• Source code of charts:
_ _ _ _

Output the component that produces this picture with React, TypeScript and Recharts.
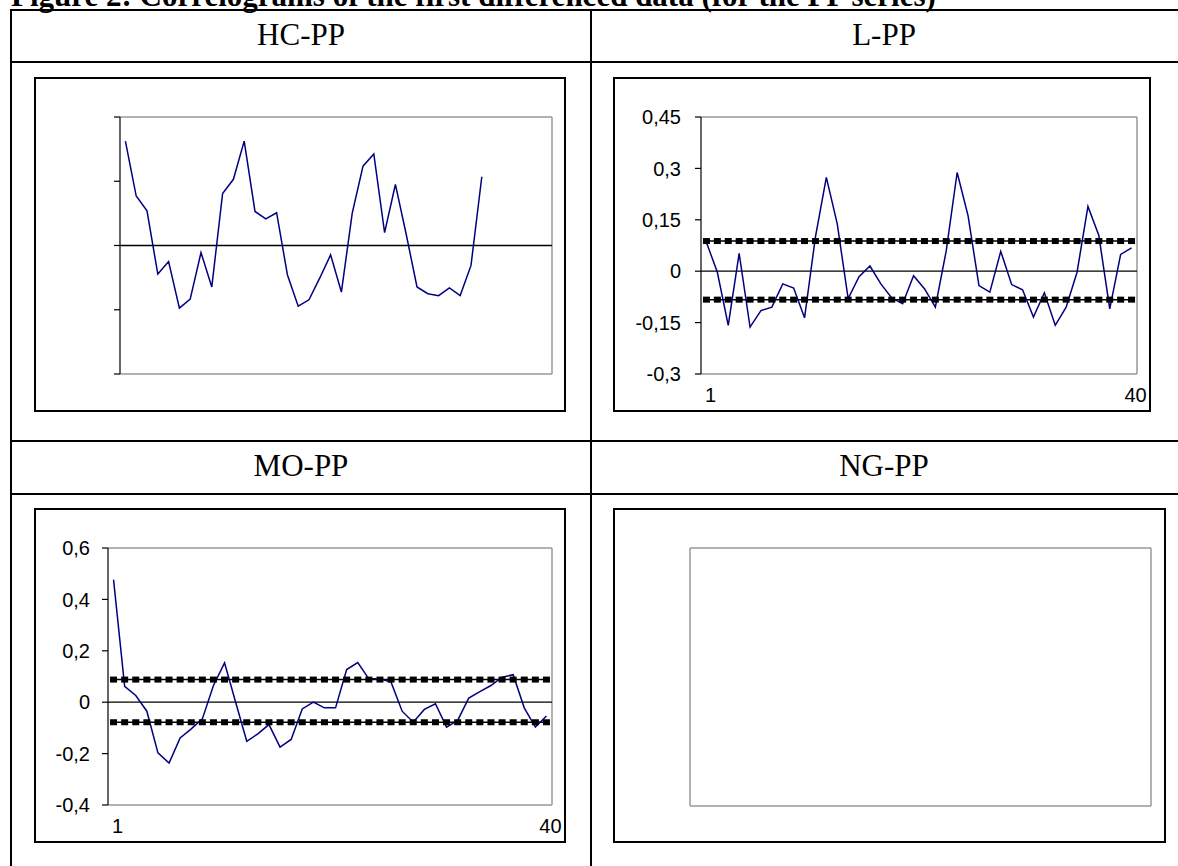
import React from 'react';
import { LineChart, Line, XAxis, YAxis, ReferenceLine } from 'recharts';

// lags of the correlogram
const lags = [
  1, 2, 3, 4, 5, 6, 7, 8, 9, 10, 11, 12, 13, 14, 15, 16, 17, 18, 19, 20,
  21, 22, 23, 24, 25, 26, 27, 28, 29, 30, 31, 32, 33, 34, 35, 36, 37, 38, 39, 40,
];
const xTicks = [1, 40];

// HC-PP (no tick labels in the original, only 34 lags drawn)
const hcPP = [
  0.325, 0.154, 0.108, -0.089, -0.05, -0.195, -0.167, -0.022, -0.129, 0.162,
  0.206, 0.325, 0.106, 0.083, 0.102, -0.091, -0.189, -0.169, -0.101, -0.029,
  -0.145, 0.1, 0.247, 0.285, 0.04, 0.19, 0.035, -0.129, -0.15, -0.156,
  -0.132, -0.156, -0.062, 0.214,
];
const hcTicks = [-0.4, -0.2, 0, 0.2, 0.4];

// L-PP
const lPP = [
  0.084, -0.003, -0.158, 0.052, -0.163, -0.115, -0.105, -0.037, -0.049, -0.136,
  0.1, 0.274, 0.138, -0.08, -0.016, 0.015, -0.037, -0.078, -0.095, -0.013,
  -0.051, -0.105, 0.06, 0.288, 0.162, -0.042, -0.061, 0.058, -0.039, -0.054,
  -0.134, -0.063, -0.158, -0.105, -0.003, 0.189, 0.104, -0.11, 0.049, 0.068,
];
const lUpper = 0.088;
const lLower = -0.083;
const lTicks = [-0.3, -0.15, 0, 0.15, 0.3, 0.45];

// MO-PP
const moPP = [
  0.477, 0.062, 0.026, -0.035, -0.197, -0.237, -0.139, -0.104, -0.065, 0.065,
  0.153, 0.0, -0.152, -0.123, -0.087, -0.175, -0.145, -0.026, 0.0, -0.022,
  -0.022, 0.127, 0.154, 0.091, 0.091, 0.078, -0.035, -0.078, -0.028, -0.006,
  -0.097, -0.071, 0.016, 0.041, 0.065, 0.097, 0.107, -0.022, -0.097, -0.054,
];
const moUpper = 0.088;
const moLower = -0.078;
const moTicks = [-0.4, -0.2, 0, 0.2, 0.4, 0.6];

// NG-PP is an empty plot
const ngTicks = [-0.4, 0.6];

const buildRows = (values: number[], upper?: number, lower?: number) =>
  lags.map((lag, i) => ({
    lag,
    value: i < values.length ? values[i] : null,
    upper: upper ?? null,
    lower: lower ?? null,
  }));

const tickFont = { fontSize: 20, fontFamily: 'Liberation Sans, Arial, sans-serif', fill: '#000' };
const fmt = (v: number) => String(v).replace('.', ',');

const renderSquare = (p: any) => {
  if (p.cx == null || p.cy == null) return <g key={p.index} />;
  return <rect key={p.index} x={p.cx - 3.5} y={p.cy - 3} width={7} height={6} fill="#000" />;
};

interface CorrProps {
  width: number;
  height: number;
  left: number;
  right: number;
  top: number;
  bottom: number;
  rows: any[];
  ticks: number[];
  labels?: boolean;
  bands?: boolean;
  empty?: boolean;
  tickMargin?: number;
}

function Correlogram({ width, height, left, right, top, bottom, rows, ticks, labels, bands, empty, tickMargin = 14 }: CorrProps) {
  const lo = ticks[0];
  const hi = ticks[ticks.length - 1];
  return (
    <LineChart width={width} height={height} data={rows} margin={{ top, right, left: 0, bottom: 0 }}>
      <XAxis
        type="number"
        dataKey="lag"
        domain={[0.5, 40.5]}
        ticks={xTicks}
        interval={0}
        allowDataOverflow
        axisLine={false}
        tickLine={false}
        tickSize={0}
        tickMargin={14}
        height={bottom}
        tick={labels ? { ...tickFont, dx: 4 } : false}
      />
      <YAxis
        type="number"
        domain={[lo, hi]}
        ticks={ticks}
        interval={0}
        allowDataOverflow
        width={left}
        axisLine={empty ? false : { stroke: '#000', strokeWidth: 1.2 }}
        tickLine={empty ? false : { stroke: '#000', strokeWidth: 1.2 }}
        tickSize={6}
        tickMargin={tickMargin}
        tick={empty ? false : tickFont}
        tickFormatter={labels ? fmt : () => ''}
      />
      <ReferenceLine y={hi} stroke="#999" strokeWidth={1.5} />
      <ReferenceLine y={lo} stroke="#999" strokeWidth={1.5} />
      <ReferenceLine x={40.5} stroke="#999" strokeWidth={1.5} />
      {empty && <ReferenceLine x={0.5} stroke="#999" strokeWidth={1.5} />}
      {!empty && <ReferenceLine y={0} stroke="#000" strokeWidth={1.3} />}
      {bands && (
        <Line dataKey="upper" stroke="#000" strokeWidth={1.5} dot={renderSquare} isAnimationActive={false} />
      )}
      {bands && (
        <Line dataKey="lower" stroke="#000" strokeWidth={1.5} dot={renderSquare} isAnimationActive={false} />
      )}
      {!empty && (
        <Line
          type="linear"
          dataKey="value"
          stroke="#000080"
          strokeWidth={1.5}
          dot={false}
          isAnimationActive={false}
        />
      )}
    </LineChart>
  );
}

const serif = 'Liberation Serif, "Times New Roman", serif';

const rule = (left: number, top: number, width: number, height: number) => (
  <div style={{ position: 'absolute', left, top, width, height, background: '#000' }} />
);

const box = (left: number, top: number, width: number, height: number, child: React.ReactNode) => (
  <div
    style={{
      position: 'absolute',
      left,
      top,
      width,
      height,
      boxSizing: 'border-box',
      border: '2px solid #000',
      background: '#fff',
    }}
  >
    {child}
  </div>
);

const header = (text: string, center: number, top: number) => (
  <div
    style={{
      position: 'absolute',
      left: center - 150,
      width: 300,
      top,
      textAlign: 'center',
      fontFamily: serif,
      fontSize: 31,
      lineHeight: '31px',
    }}
  >
    {text}
  </div>
);

export default function App() {
  return (
    <div style={{ position: 'absolute', left: 0, top: 0, width: 1178, height: 866, overflow: 'hidden', background: '#fff' }}>
      <div
        style={{
          position: 'absolute',
          left: 11,
          top: -20,
          whiteSpace: 'nowrap',
          fontFamily: serif,
          fontWeight: 'bold',
          fontSize: 31,
          lineHeight: '31px',
        }}
      >
        Figure 2: Correlograms of the first differenced data (for the PP series)
      </div>

      {rule(10, 9, 1180, 2)}
      {rule(10, 9, 2, 870)}
      {rule(590, 9, 2, 870)}
      {rule(10, 61, 1180, 2)}
      {rule(10, 440, 1180, 2)}
      {rule(10, 493, 1180, 2)}

      {header('HC-PP', 301, 19)}
      {header('L-PP', 884, 19)}
      {header('MO-PP', 301, 450)}
      {header('NG-PP', 884, 450)}

      {box(34, 77, 532, 335,
        <Correlogram width={528} height={331} left={84} right={12} top={38} bottom={36}
          rows={buildRows(hcPP)} ticks={hcTicks} />
      )}
      {box(613, 77, 538, 335,
        <Correlogram width={534} height={331} left={86} right={12} top={38} bottom={36}
          rows={buildRows(lPP, lUpper, lLower)} ticks={lTicks} labels bands tickMargin={14} />
      )}
      {box(34, 508, 532, 335,
        <Correlogram width={528} height={331} left={72} right={12} top={38} bottom={36}
          rows={buildRows(moPP, moUpper, moLower)} ticks={moTicks} labels bands tickMargin={12} />
      )}
      {box(613, 508, 553, 335,
        <Correlogram width={549} height={331} left={75} right={13} top={38} bottom={35}
          rows={buildRows([])} ticks={ngTicks} empty />
      )}
    </div>
  );
}
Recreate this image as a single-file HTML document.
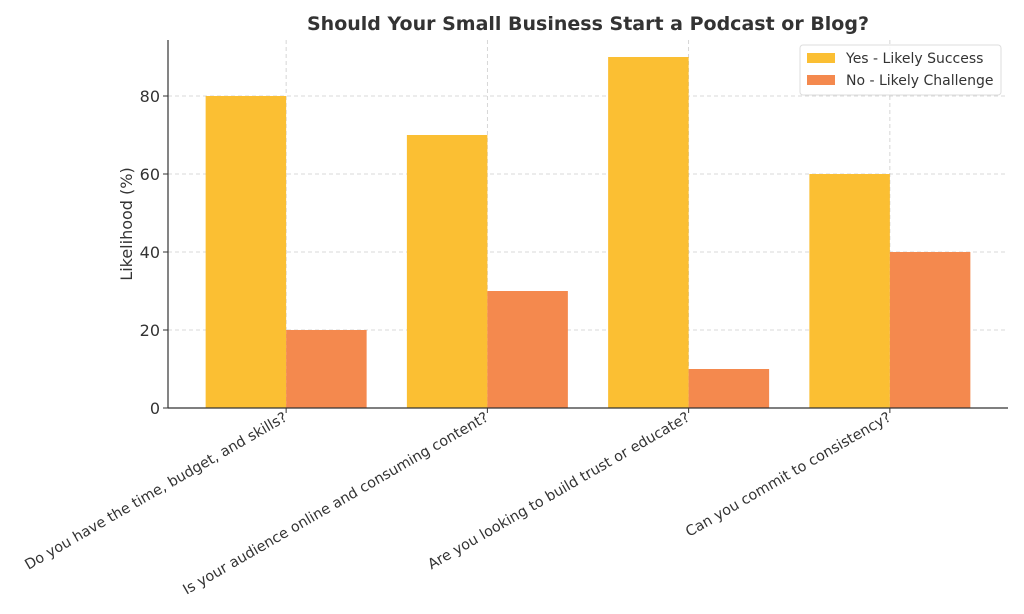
<!DOCTYPE html>
<html><head><meta charset="utf-8"><style>
html,body{margin:0;padding:0;background:#fff;}
svg{display:block;font-family:"DejaVu Sans","Liberation Sans",sans-serif;}
</style></head><body>
<svg id="chart" width="1024" height="614" viewBox="0 0 1024 614">
<text x="588" y="30" text-anchor="middle" font-size="19" font-weight="bold" fill="#333">Should Your Small Business Start a Podcast or Blog?</text>
<text transform="translate(132,224) rotate(-90)" text-anchor="middle" font-size="16" fill="#333">Likelihood (%)</text>
<g id="grid"></g><g id="bars"></g><g id="axes"></g>
<g>
<rect x="800" y="45" width="201" height="50" fill="#fff" fill-opacity="0.85" stroke="#ddd" rx="3"></rect>
<rect x="807" y="53" width="28" height="10" fill="#FBBF33"></rect>
<text x="846" y="63" font-size="14" fill="#333">Yes - Likely Success</text>
<rect x="807" y="75" width="28" height="10" fill="#F4894E"></rect>
<text x="846" y="85" font-size="14" fill="#333">No - Likely Challenge</text>
</g>
</svg>
<script>
const categories=["Do you have the time, budget, and skills?","Is your audience online and consuming content?","Are you looking to build trust or educate?","Can you commit to consistency?"];
const yesValues=[80,70,90,60];
const noValues=[20,30,10,40];
const yTicks=[0,20,40,60,80];
const NS="http://www.w3.org/2000/svg";
const L=168,R=1008,T=40,B=408;
const yMax=94.36;
const x=i=>L+(i+0.587)/(categories.length-1+1.174)*(R-L);
const step=(R-L)/(categories.length-1+1.174);
const y=v=>B-v/yMax*(B-T);
function mk(tag,attrs,parent){const e=document.createElementNS(NS,tag);for(const k in attrs)e.setAttribute(k,attrs[k]);parent.appendChild(e);return e;}
const grid=document.getElementById('grid'),bars=document.getElementById('bars'),axes=document.getElementById('axes');
yTicks.forEach(t=>{
  const g=mk('line',{x1:L,x2:R,y1:y(t),y2:y(t),stroke:'#ccc','stroke-dasharray':'4,3','stroke-width':0.8},grid);
  
  
  mk('line',{x1:L-5,x2:L,y1:y(t),y2:y(t),stroke:'#333'},axes);
  const tx=mk('text',{x:L-8,y:y(t)+6,'text-anchor':'end','font-size':16,fill:'#333'},axes);
  tx.textContent=t;
  
  
});
const bw=step*0.4;
categories.forEach((c,i)=>{
  const cx=x(i);
  const g=mk('line',{x1:cx,x2:cx,y1:T,y2:B,stroke:'#ccc','stroke-dasharray':'4,3','stroke-width':0.8},grid);
  
  
  const b1=mk('rect',{x:cx-bw,y:y(yesValues[i]),width:bw,height:B-y(yesValues[i]),fill:'#FBBF33'},bars);
  
  
  const b2=mk('rect',{x:cx,y:y(noValues[i]),width:bw,height:B-y(noValues[i]),fill:'#F4894E'},bars);
  
  
  mk('line',{x1:cx,x2:cx,y1:B,y2:B+5,stroke:'#333'},axes);
  const tx=mk('text',{transform:`translate(${cx+2},${B+12}) rotate(-30)`,'text-anchor':'end','font-size':14.4,fill:'#333'},axes);
  tx.textContent=c;
  
  
});
mk('line',{x1:L,x2:L,y1:T,y2:B,stroke:'#333','stroke-width':1.2},axes);
mk('line',{x1:L,x2:R,y1:B,y2:B,stroke:'#333','stroke-width':1.2},axes);
</script>
</body></html>
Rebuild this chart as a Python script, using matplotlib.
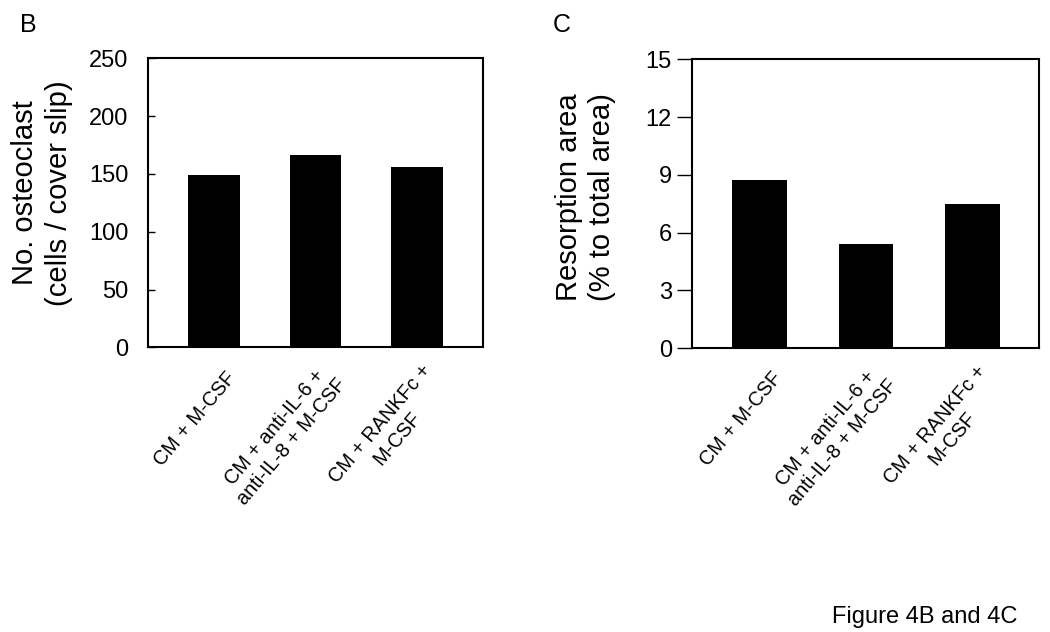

_ _ _ _

Return only the lines running from the top of the data to the line that holds "const lTicks = [-0.3, -0.15, 0, 0.15, 0.3, 0.45];". Include both of those lines, but skip the pictures.

Output the component that produces this picture with React, TypeScript and Recharts.
import React from 'react';
import { LineChart, Line, XAxis, YAxis, ReferenceLine } from 'recharts';

// lags of the correlogram
const lags = [
  1, 2, 3, 4, 5, 6, 7, 8, 9, 10, 11, 12, 13, 14, 15, 16, 17, 18, 19, 20,
  21, 22, 23, 24, 25, 26, 27, 28, 29, 30, 31, 32, 33, 34, 35, 36, 37, 38, 39, 40,
];
const xTicks = [1, 40];

// HC-PP (no tick labels in the original, only 34 lags drawn)
const hcPP = [
  0.325, 0.154, 0.108, -0.089, -0.05, -0.195, -0.167, -0.022, -0.129, 0.162,
  0.206, 0.325, 0.106, 0.083, 0.102, -0.091, -0.189, -0.169, -0.101, -0.029,
  -0.145, 0.1, 0.247, 0.285, 0.04, 0.19, 0.035, -0.129, -0.15, -0.156,
  -0.132, -0.156, -0.062, 0.214,
];
const hcTicks = [-0.4, -0.2, 0, 0.2, 0.4];

// L-PP
const lPP = [
  0.084, -0.003, -0.158, 0.052, -0.163, -0.115, -0.105, -0.037, -0.049, -0.136,
  0.1, 0.274, 0.138, -0.08, -0.016, 0.015, -0.037, -0.078, -0.095, -0.013,
  -0.051, -0.105, 0.06, 0.288, 0.162, -0.042, -0.061, 0.058, -0.039, -0.054,
  -0.134, -0.063, -0.158, -0.105, -0.003, 0.189, 0.104, -0.11, 0.049, 0.068,
];
const lUpper = 0.088;
const lLower = -0.083;
const lTicks = [-0.3, -0.15, 0, 0.15, 0.3, 0.45];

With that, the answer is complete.